Wall St. crisis threatens Japan
Yoshikuni Sugiyama, The Daily Yomiuri, Asia News Network, Tokyo
In Japan, economists appear to be divided into two groups concerning their interpretation of a report issued by the U.S. Federal Reserve Board in June. Written by Fed staffers, "Preventing Deflation: Lessons from Japan's Experience in the 1990s," is a study of the bursting of Japan's economic bubble that also describes how monetary policy may be utilized to guide the economy to a soft landing, with the aim of preventing the bursting of the U.S. stock bubble.
Those economists and bureaucrats critical of the Bank of Japan's monetary policy have interpreted the report as indicating that the bursting of Japan's economic bubble was due to the central bank's failure to take "bold" easing measures. Such critics have utilized the U.S. study as powerful ammunition with which to attack the bank's handling of the economy.
However, another interpretation has focused on the threat of the bursting of the U.S. stock bubble. A researcher from a private sector think tank said: "The report indicates that the U.S. monetary authorities are very afraid of the bubble bursting. They're worried that the United States will suffer the same plight as Japan."
The researcher said the thinking of the U.S. authorities was dominated by the possibility of the U.S. bubble bursting. Concerning such a prospect, the researcher warned of the damage Japan would suffer if the nightmare of the U.S. authorities became a reality.
The number of those who have adopted the second interpretation has been growing in the wake of the recent plunge in prices of shares listed on the New York Stock Exchange.
An industry insider said glumly, "The latest plunge in stock prices has demonstrated that even (Fed Chairman Alan) Greenspan's magic couldn't prevent the collapse of the bubble."
Nobuo Yamaguchi, chairman of the Japan Chamber of Commerce and Industry, expressed apprehension last Monday about the effect the sudden plunge in U.S. stock prices would have on the Japanese economy.

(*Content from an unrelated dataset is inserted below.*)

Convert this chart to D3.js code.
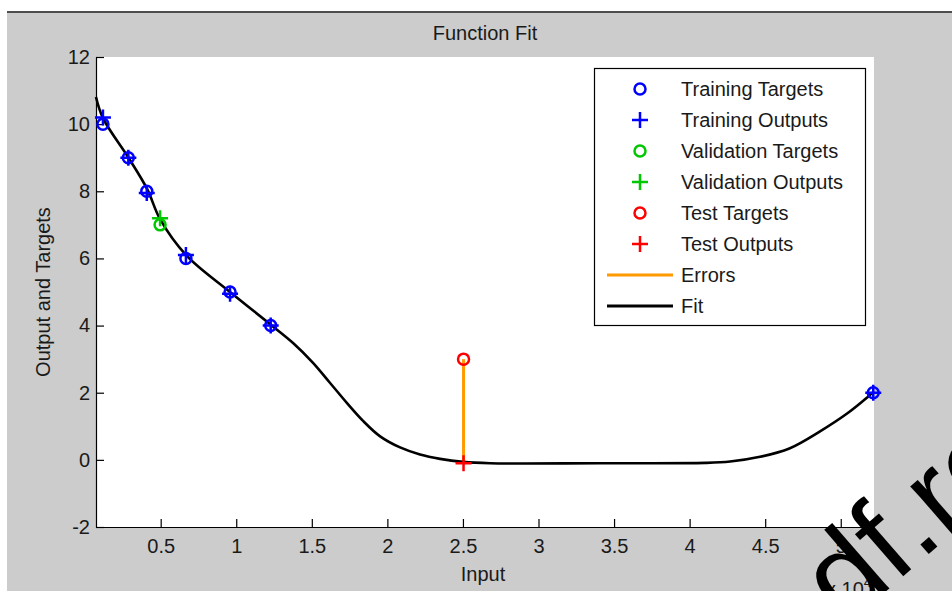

Speaking at a news conference, Yamaguchi said: "The fall in stock prices is serious. It will have a major negative impact on banks in their disposal of bad loans."
Hiroshi Okuda, chairman of the Japan Business Federation, also expressed his concern Thursday that the Wall Street slump was a "serious crisis" for Japan.
While business leaders appeared apprehensive, government figures seemed less concerned. Heizo Takenaka, state minister in charge of economic, fiscal and IT policy, said he did not think falling U.S. share prices would have any serious effects on Japan.
However, the substantial drop in New York stock prices has brought a new dimension to Japan's economic situation, with the economy already suffering from deflationary pressures.
The latest development on Wall Street has rocked the Japanese government's rosy scenario of an economic recovery that was devised prior to the puncturing of the U.S. stock bubble. While the economy has bottomed out, there are fears that it could not only fail to recover, but also suffer a double-dip recession.
Nevertheless, Prime Minister Junichiro Koizumi has repeatedly said there is no "quick fix" for the ailing national economy.
It is a matter of concern that in Kasumigaseki -- the center of government -- the general consensus appears to be acceptance of the prime minister's stance.
A bureaucrat said the nation's "financial and monetary policies have reached their limits," warning that the problems would only be compounded if the government took further measures.
The official appeared to believe that the best policy for the government at present was to let matters take their course.
However, the government does not appear to have the luxury of taking this approach in view of the fact that the turbulent U.S. economy has changed the whole scenario. If the United States suffers an economic meltdown, there would be fierce deflationary pressure on both Japan and the global economy.
Under the circumstances, Koizumi must devise policies to combat deflation and prevent the economy from suffering the fallout from New York.